• SUPPLIED INFORMATION:
(begin)

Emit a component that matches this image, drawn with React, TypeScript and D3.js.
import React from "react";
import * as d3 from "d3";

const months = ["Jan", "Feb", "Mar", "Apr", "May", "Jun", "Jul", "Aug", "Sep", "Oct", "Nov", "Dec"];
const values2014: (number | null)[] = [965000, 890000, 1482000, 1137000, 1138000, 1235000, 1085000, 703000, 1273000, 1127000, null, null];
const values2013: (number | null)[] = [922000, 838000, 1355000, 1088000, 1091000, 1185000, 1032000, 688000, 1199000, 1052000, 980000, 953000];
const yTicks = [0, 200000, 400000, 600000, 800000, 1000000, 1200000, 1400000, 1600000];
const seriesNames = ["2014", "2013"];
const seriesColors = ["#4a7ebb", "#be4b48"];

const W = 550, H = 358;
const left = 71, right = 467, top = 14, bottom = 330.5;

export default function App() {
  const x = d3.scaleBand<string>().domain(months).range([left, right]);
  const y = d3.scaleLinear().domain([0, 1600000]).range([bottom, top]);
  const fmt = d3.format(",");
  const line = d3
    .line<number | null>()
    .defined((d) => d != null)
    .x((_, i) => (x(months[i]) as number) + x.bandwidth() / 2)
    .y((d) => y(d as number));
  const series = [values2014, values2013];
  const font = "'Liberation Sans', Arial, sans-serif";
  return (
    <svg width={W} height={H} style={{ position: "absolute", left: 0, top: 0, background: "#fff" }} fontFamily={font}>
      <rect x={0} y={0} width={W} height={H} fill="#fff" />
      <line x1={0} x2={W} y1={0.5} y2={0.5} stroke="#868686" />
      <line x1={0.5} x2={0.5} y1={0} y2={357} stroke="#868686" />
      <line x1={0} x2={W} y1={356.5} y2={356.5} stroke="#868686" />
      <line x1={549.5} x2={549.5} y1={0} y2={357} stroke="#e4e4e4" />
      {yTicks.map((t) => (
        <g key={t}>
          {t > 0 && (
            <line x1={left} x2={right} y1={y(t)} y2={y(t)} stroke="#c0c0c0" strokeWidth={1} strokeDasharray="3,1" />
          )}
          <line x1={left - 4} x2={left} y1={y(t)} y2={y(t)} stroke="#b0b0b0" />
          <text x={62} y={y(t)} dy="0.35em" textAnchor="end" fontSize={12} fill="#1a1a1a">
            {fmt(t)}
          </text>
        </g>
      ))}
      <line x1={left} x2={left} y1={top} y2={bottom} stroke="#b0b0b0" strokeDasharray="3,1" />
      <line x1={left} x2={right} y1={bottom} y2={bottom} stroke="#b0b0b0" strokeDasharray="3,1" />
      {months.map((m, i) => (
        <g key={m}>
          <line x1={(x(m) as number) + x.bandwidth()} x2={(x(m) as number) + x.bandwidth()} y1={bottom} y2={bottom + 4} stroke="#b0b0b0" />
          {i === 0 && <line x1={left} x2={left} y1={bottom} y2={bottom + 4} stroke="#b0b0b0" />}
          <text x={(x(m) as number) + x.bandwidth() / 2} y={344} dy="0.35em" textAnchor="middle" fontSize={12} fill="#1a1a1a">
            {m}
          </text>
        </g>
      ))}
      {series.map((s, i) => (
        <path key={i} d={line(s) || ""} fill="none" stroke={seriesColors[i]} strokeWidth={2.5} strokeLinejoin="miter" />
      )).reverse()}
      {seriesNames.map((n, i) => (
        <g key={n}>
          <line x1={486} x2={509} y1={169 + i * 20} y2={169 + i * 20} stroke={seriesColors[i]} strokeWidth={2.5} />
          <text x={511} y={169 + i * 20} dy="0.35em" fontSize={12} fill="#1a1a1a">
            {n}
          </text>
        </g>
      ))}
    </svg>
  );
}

(end)

• BRIEF:
Repeat the listing exactly, from its first line to its last.

• RESULT FOR THIS EXERCISE:
Emit a component that matches this image, drawn with React, TypeScript and D3.js.
import React from "react";
import * as d3 from "d3";

const months = ["Jan", "Feb", "Mar", "Apr", "May", "Jun", "Jul", "Aug", "Sep", "Oct", "Nov", "Dec"];
const values2014: (number | null)[] = [965000, 890000, 1482000, 1137000, 1138000, 1235000, 1085000, 703000, 1273000, 1127000, null, null];
const values2013: (number | null)[] = [922000, 838000, 1355000, 1088000, 1091000, 1185000, 1032000, 688000, 1199000, 1052000, 980000, 953000];
const yTicks = [0, 200000, 400000, 600000, 800000, 1000000, 1200000, 1400000, 1600000];
const seriesNames = ["2014", "2013"];
const seriesColors = ["#4a7ebb", "#be4b48"];

const W = 550, H = 358;
const left = 71, right = 467, top = 14, bottom = 330.5;

export default function App() {
  const x = d3.scaleBand<string>().domain(months).range([left, right]);
  const y = d3.scaleLinear().domain([0, 1600000]).range([bottom, top]);
  const fmt = d3.format(",");
  const line = d3
    .line<number | null>()
    .defined((d) => d != null)
    .x((_, i) => (x(months[i]) as number) + x.bandwidth() / 2)
    .y((d) => y(d as number));
  const series = [values2014, values2013];
  const font = "'Liberation Sans', Arial, sans-serif";
  return (
    <svg width={W} height={H} style={{ position: "absolute", left: 0, top: 0, background: "#fff" }} fontFamily={font}>
      <rect x={0} y={0} width={W} height={H} fill="#fff" />
      <line x1={0} x2={W} y1={0.5} y2={0.5} stroke="#868686" />
      <line x1={0.5} x2={0.5} y1={0} y2={357} stroke="#868686" />
      <line x1={0} x2={W} y1={356.5} y2={356.5} stroke="#868686" />
      <line x1={549.5} x2={549.5} y1={0} y2={357} stroke="#e4e4e4" />
      {yTicks.map((t) => (
        <g key={t}>
          {t > 0 && (
            <line x1={left} x2={right} y1={y(t)} y2={y(t)} stroke="#c0c0c0" strokeWidth={1} strokeDasharray="3,1" />
          )}
          <line x1={left - 4} x2={left} y1={y(t)} y2={y(t)} stroke="#b0b0b0" />
          <text x={62} y={y(t)} dy="0.35em" textAnchor="end" fontSize={12} fill="#1a1a1a">
            {fmt(t)}
          </text>
        </g>
      ))}
      <line x1={left} x2={left} y1={top} y2={bottom} stroke="#b0b0b0" strokeDasharray="3,1" />
      <line x1={left} x2={right} y1={bottom} y2={bottom} stroke="#b0b0b0" strokeDasharray="3,1" />
      {months.map((m, i) => (
        <g key={m}>
          <line x1={(x(m) as number) + x.bandwidth()} x2={(x(m) as number) + x.bandwidth()} y1={bottom} y2={bottom + 4} stroke="#b0b0b0" />
          {i === 0 && <line x1={left} x2={left} y1={bottom} y2={bottom + 4} stroke="#b0b0b0" />}
          <text x={(x(m) as number) + x.bandwidth() / 2} y={344} dy="0.35em" textAnchor="middle" fontSize={12} fill="#1a1a1a">
            {m}
          </text>
        </g>
      ))}
      {series.map((s, i) => (
        <path key={i} d={line(s) || ""} fill="none" stroke={seriesColors[i]} strokeWidth={2.5} strokeLinejoin="miter" />
      )).reverse()}
      {seriesNames.map((n, i) => (
        <g key={n}>
          <line x1={486} x2={509} y1={169 + i * 20} y2={169 + i * 20} stroke={seriesColors[i]} strokeWidth={2.5} />
          <text x={511} y={169 + i * 20} dy="0.35em" fontSize={12} fill="#1a1a1a">
            {n}
          </text>
        </g>
      ))}
    </svg>
  );
}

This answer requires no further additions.